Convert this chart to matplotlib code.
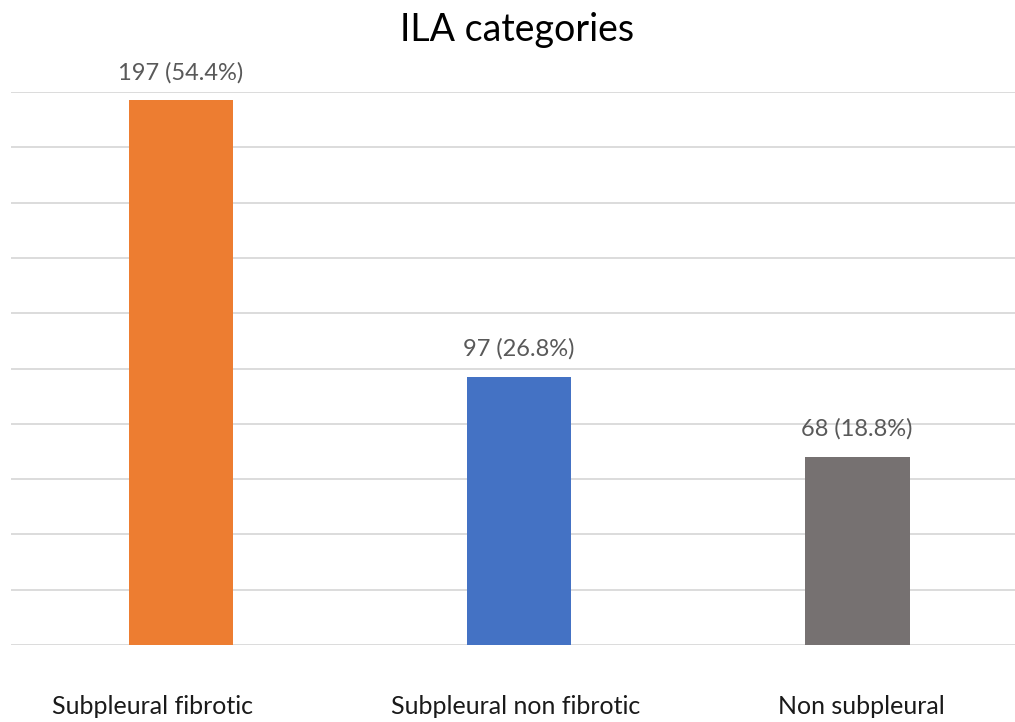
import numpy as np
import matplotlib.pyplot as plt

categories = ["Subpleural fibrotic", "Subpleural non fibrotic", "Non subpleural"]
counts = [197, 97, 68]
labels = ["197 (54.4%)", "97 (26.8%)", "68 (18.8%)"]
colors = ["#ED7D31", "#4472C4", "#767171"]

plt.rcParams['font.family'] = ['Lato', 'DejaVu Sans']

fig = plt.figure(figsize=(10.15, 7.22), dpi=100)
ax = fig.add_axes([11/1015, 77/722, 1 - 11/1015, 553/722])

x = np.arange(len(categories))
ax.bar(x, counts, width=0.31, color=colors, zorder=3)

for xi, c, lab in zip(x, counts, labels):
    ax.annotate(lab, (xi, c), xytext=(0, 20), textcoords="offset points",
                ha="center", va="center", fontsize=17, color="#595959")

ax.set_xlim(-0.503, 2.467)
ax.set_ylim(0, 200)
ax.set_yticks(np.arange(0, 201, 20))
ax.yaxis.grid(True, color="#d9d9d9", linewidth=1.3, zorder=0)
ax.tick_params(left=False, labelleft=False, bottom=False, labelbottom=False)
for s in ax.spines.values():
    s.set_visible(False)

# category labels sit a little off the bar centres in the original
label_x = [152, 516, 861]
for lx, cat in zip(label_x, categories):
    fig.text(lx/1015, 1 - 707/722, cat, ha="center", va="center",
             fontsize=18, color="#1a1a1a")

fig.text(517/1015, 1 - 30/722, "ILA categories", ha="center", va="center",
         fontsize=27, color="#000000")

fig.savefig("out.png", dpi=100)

--

Directions for this task →
Repeat only what lies between the start of the data and the end of the line containing "import matplotlib.pyplot as plt", exactly, with pictures left out.

Task output →
Convert this chart to matplotlib code.
import numpy as np
import matplotlib.pyplot as plt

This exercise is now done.